**Exercise requirements**
Skipping all pictures, set down the lines of the listing from the first through the one with "ax = fig.add_axes([0.227, 0.1598, 0.7706, 0.6298])".

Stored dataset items
------------------------------------
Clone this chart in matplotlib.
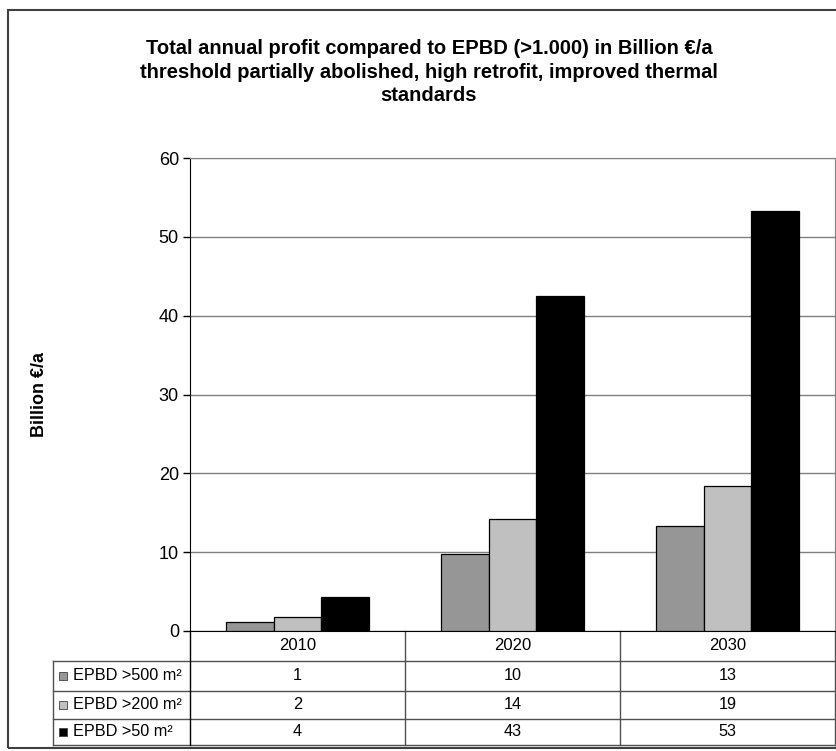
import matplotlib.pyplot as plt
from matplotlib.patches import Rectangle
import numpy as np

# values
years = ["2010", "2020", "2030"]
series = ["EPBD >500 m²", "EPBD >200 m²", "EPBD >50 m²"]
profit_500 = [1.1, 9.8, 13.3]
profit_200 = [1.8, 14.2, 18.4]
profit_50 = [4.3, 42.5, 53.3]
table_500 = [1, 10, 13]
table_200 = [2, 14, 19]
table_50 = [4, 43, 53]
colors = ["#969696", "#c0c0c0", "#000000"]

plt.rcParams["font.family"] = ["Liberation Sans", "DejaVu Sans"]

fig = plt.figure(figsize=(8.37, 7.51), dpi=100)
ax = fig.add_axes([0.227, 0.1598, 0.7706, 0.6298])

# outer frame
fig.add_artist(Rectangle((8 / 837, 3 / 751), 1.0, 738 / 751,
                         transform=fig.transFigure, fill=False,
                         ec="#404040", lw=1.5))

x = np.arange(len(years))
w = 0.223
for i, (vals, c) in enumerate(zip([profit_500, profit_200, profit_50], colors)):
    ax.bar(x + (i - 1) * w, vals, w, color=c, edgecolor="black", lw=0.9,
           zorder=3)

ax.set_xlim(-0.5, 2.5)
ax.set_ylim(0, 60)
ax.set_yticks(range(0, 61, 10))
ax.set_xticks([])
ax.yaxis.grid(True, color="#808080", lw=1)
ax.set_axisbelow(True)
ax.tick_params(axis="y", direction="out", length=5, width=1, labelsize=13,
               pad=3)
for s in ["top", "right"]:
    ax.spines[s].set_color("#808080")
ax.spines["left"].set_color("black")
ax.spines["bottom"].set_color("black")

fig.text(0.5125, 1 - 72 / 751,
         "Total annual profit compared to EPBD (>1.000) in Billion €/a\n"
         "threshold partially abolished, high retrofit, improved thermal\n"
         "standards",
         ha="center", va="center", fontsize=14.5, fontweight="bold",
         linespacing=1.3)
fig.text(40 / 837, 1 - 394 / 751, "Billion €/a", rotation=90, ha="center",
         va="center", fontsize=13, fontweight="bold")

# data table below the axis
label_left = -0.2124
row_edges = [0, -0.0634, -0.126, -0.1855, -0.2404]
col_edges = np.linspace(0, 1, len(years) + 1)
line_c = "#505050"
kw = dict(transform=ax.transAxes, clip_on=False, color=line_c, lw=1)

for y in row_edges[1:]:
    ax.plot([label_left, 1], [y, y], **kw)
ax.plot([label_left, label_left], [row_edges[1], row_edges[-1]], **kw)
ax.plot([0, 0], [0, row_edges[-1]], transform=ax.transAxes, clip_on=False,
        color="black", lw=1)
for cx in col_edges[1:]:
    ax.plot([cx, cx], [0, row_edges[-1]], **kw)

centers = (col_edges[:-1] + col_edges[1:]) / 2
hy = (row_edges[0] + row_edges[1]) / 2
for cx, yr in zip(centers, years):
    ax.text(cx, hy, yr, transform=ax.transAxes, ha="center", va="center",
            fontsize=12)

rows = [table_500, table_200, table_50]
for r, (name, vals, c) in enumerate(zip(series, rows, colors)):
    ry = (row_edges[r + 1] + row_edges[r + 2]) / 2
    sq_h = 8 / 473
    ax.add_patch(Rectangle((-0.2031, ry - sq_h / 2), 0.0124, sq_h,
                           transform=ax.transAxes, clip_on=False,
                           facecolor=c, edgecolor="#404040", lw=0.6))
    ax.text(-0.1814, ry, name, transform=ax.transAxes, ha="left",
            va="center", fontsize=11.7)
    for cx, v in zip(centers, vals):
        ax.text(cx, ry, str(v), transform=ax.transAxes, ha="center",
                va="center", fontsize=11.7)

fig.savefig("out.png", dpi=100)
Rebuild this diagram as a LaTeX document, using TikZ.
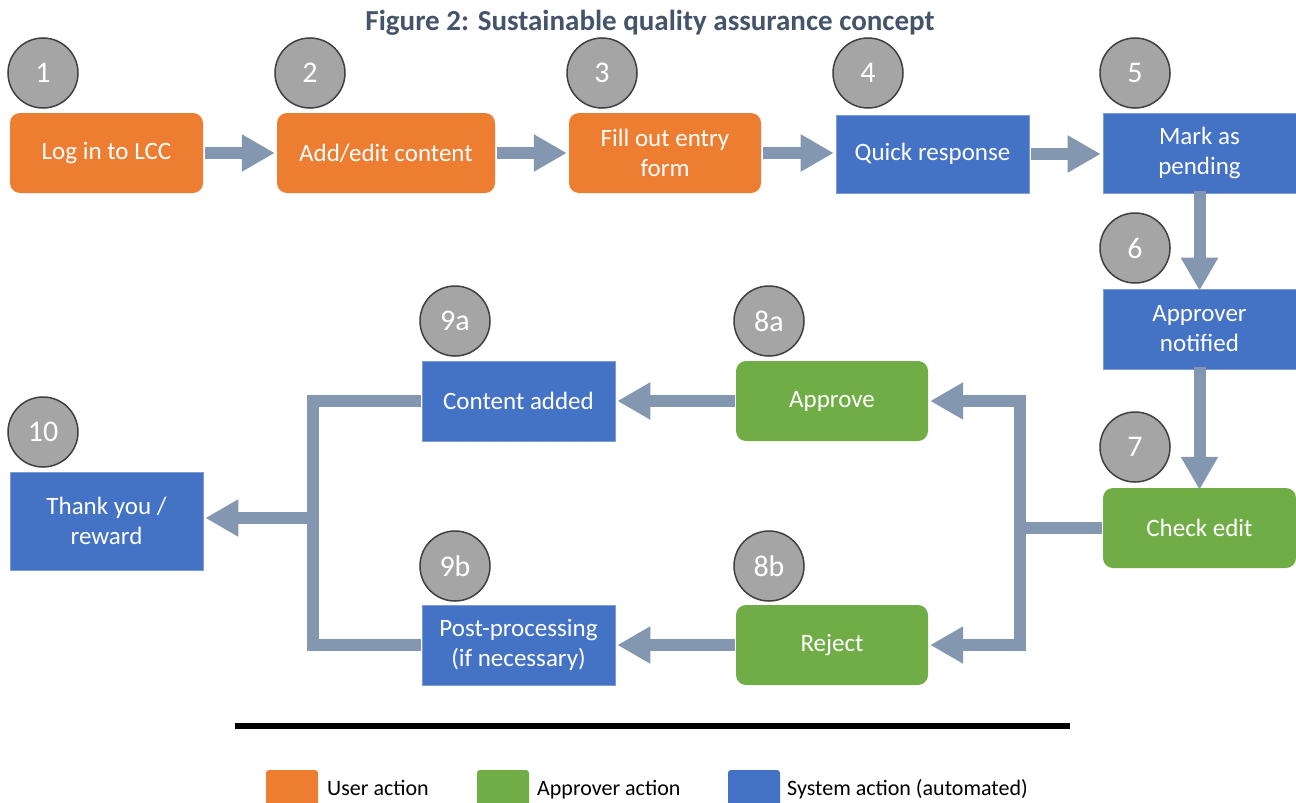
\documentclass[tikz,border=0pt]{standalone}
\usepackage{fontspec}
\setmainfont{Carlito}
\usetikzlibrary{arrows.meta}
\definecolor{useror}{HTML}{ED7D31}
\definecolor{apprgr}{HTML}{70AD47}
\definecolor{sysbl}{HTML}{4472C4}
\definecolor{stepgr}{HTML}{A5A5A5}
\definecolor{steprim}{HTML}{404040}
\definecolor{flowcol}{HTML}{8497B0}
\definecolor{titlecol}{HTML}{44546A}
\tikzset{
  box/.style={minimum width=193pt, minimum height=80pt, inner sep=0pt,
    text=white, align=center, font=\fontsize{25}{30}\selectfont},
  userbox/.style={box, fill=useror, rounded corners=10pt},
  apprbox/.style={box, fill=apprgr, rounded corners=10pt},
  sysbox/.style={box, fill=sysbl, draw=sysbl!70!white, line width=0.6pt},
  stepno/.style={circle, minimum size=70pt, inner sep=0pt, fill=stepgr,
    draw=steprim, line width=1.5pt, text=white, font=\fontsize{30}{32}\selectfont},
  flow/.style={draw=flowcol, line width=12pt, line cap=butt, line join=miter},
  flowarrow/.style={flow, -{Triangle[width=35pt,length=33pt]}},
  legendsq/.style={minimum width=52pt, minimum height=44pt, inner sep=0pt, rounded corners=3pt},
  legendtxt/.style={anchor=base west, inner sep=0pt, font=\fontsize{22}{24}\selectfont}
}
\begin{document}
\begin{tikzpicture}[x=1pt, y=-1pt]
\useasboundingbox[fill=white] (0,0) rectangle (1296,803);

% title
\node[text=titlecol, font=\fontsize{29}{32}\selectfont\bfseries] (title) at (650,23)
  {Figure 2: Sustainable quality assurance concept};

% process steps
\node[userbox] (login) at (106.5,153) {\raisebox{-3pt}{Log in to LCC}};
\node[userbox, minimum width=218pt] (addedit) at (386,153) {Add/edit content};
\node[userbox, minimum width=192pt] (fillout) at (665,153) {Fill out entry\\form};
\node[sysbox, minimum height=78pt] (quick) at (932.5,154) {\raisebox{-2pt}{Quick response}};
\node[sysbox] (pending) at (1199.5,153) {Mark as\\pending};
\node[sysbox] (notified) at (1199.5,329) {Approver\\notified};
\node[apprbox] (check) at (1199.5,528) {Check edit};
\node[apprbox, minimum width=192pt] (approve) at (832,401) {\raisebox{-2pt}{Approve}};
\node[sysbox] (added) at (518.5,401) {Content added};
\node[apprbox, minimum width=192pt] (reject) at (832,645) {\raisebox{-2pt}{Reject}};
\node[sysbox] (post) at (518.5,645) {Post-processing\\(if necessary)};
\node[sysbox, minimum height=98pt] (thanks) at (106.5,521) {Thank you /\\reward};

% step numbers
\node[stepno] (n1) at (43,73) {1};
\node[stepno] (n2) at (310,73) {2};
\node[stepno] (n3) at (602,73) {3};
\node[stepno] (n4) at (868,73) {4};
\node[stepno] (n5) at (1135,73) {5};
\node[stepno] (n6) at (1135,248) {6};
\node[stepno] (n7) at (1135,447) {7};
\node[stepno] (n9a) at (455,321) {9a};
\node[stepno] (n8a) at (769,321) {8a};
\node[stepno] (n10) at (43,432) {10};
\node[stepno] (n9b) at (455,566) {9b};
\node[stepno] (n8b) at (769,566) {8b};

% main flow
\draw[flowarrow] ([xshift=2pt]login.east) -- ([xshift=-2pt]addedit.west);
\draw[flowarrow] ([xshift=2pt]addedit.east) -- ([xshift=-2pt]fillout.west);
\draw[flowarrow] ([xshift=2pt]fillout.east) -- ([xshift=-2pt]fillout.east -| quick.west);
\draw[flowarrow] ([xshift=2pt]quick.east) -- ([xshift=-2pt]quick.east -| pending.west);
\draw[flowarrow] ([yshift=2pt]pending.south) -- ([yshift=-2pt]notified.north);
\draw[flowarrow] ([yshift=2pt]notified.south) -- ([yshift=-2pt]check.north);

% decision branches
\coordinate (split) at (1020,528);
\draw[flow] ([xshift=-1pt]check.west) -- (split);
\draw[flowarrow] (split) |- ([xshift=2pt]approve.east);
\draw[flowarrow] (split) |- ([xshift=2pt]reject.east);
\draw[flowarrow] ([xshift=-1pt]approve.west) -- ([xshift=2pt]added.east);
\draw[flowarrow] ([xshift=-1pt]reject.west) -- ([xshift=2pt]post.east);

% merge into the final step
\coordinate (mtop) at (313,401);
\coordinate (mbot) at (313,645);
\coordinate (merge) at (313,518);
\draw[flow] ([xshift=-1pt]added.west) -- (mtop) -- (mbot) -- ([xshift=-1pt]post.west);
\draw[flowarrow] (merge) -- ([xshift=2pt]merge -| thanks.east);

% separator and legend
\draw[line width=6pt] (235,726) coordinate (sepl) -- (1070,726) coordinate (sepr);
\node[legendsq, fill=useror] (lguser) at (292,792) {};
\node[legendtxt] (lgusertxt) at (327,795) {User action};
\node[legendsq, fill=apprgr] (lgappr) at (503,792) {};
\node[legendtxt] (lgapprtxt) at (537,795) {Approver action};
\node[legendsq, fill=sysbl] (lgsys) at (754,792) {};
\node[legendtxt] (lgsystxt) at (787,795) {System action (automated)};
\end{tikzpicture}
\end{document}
------------------------------------
**The answer**
Clone this chart in matplotlib.
import matplotlib.pyplot as plt
from matplotlib.patches import Rectangle
import numpy as np

# values
years = ["2010", "2020", "2030"]
series = ["EPBD >500 m²", "EPBD >200 m²", "EPBD >50 m²"]
profit_500 = [1.1, 9.8, 13.3]
profit_200 = [1.8, 14.2, 18.4]
profit_50 = [4.3, 42.5, 53.3]
table_500 = [1, 10, 13]
table_200 = [2, 14, 19]
table_50 = [4, 43, 53]
colors = ["#969696", "#c0c0c0", "#000000"]

plt.rcParams["font.family"] = ["Liberation Sans", "DejaVu Sans"]

fig = plt.figure(figsize=(8.37, 7.51), dpi=100)
ax = fig.add_axes([0.227, 0.1598, 0.7706, 0.6298])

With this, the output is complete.